▸ What to work on: Reproduce every line of the material below, but drop the pictures.
#### Dataset excerpt
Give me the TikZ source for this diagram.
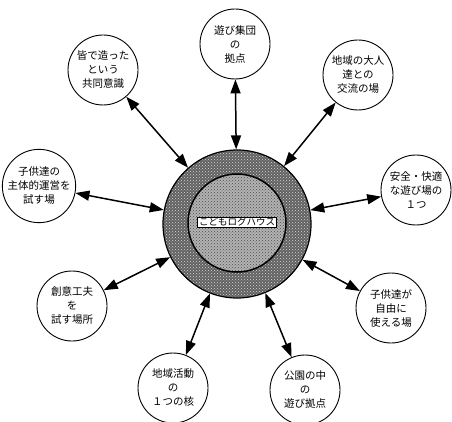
\documentclass[tikz,border=0pt]{standalone}
\usepackage{fontspec}
\newfontfamily\jp{Noto Sans CJK JP}
\usetikzlibrary{arrows.meta,patterns}
\begin{document}
\begin{tikzpicture}[x=1pt,y=-1pt,
  bub/.style={circle, draw, line width=0.9pt, minimum size=70pt, inner sep=0pt,
    align=center, font=\jp\fontsize{10.5}{14}\selectfont},
  link/.style={line width=1.5pt,
    arrows={Triangle[length=14pt,width=10pt]-Triangle[length=14pt,width=10pt]}},
  ring/.style={circle, draw, line width=1.2pt, inner sep=0pt}
]
\useasboundingbox (0,0) rectangle (452,422);
% central element
\node[ring, minimum size=148pt, preaction={fill=black!62},
  pattern=crosshatch dots, pattern color=white!85!black] (big) at (237,224) {};
\node[ring, minimum size=98pt, line width=1.5pt, preaction={fill=black!30},
  pattern=crosshatch dots, pattern color=black!70] (inner) at (237,223) {};
\node[draw, fill=white, line width=0.6pt, inner xsep=1.5pt, inner ysep=0.5pt,
  font=\jp\fontsize{9.5}{10}\selectfont] (lbl) at (237,222) {こどもログハウス};
% surrounding bubbles
\node[bub] (n1) at (235,44) {遊び集団\\の\\拠点};
\node[bub] (n2) at (358,75) {地域の大人\\達との\\交流の場};
\node[bub] (n3) at (416,190) {安全・快適\\な遊び場の\\１つ};
\node[bub] (n4) at (391,308) {子供達が\\自由に\\使える場};
\node[bub] (n5) at (305,390) {公園の中\\の\\遊び拠点};
\node[bub] (n6) at (173,388) {地域活動\\の\\１つの核};
\node[bub] (n7) at (72,306) {創意工夫\\を\\試す場所};
\node[bub] (n8) at (39,186) {子供達の\\主体的運営を\\試す場};
\node[bub] (n9) at (103,70) {皆で造った\\という\\共同意識};
% connectors
\foreach \n in {n1,n2,n3,n4,n5,n6,n7,n8,n9}
  \draw[link] (\n) -- (big);
\end{tikzpicture}
\end{document}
########
▸ Answer below:
Give me the TikZ source for this diagram.
\documentclass[tikz,border=0pt]{standalone}
\usepackage{fontspec}
\newfontfamily\jp{Noto Sans CJK JP}
\usetikzlibrary{arrows.meta,patterns}
\begin{document}
\begin{tikzpicture}[x=1pt,y=-1pt,
  bub/.style={circle, draw, line width=0.9pt, minimum size=70pt, inner sep=0pt,
    align=center, font=\jp\fontsize{10.5}{14}\selectfont},
  link/.style={line width=1.5pt,
    arrows={Triangle[length=14pt,width=10pt]-Triangle[length=14pt,width=10pt]}},
  ring/.style={circle, draw, line width=1.2pt, inner sep=0pt}
]
\useasboundingbox (0,0) rectangle (452,422);
% central element
\node[ring, minimum size=148pt, preaction={fill=black!62},
  pattern=crosshatch dots, pattern color=white!85!black] (big) at (237,224) {};
\node[ring, minimum size=98pt, line width=1.5pt, preaction={fill=black!30},
  pattern=crosshatch dots, pattern color=black!70] (inner) at (237,223) {};
\node[draw, fill=white, line width=0.6pt, inner xsep=1.5pt, inner ysep=0.5pt,
  font=\jp\fontsize{9.5}{10}\selectfont] (lbl) at (237,222) {こどもログハウス};
% surrounding bubbles
\node[bub] (n1) at (235,44) {遊び集団\\の\\拠点};
\node[bub] (n2) at (358,75) {地域の大人\\達との\\交流の場};
\node[bub] (n3) at (416,190) {安全・快適\\な遊び場の\\１つ};
\node[bub] (n4) at (391,308) {子供達が\\自由に\\使える場};
\node[bub] (n5) at (305,390) {公園の中\\の\\遊び拠点};
\node[bub] (n6) at (173,388) {地域活動\\の\\１つの核};
\node[bub] (n7) at (72,306) {創意工夫\\を\\試す場所};
\node[bub] (n8) at (39,186) {子供達の\\主体的運営を\\試す場};
\node[bub] (n9) at (103,70) {皆で造った\\という\\共同意識};
% connectors
\foreach \n in {n1,n2,n3,n4,n5,n6,n7,n8,n9}
  \draw[link] (\n) -- (big);
\end{tikzpicture}
\end{document}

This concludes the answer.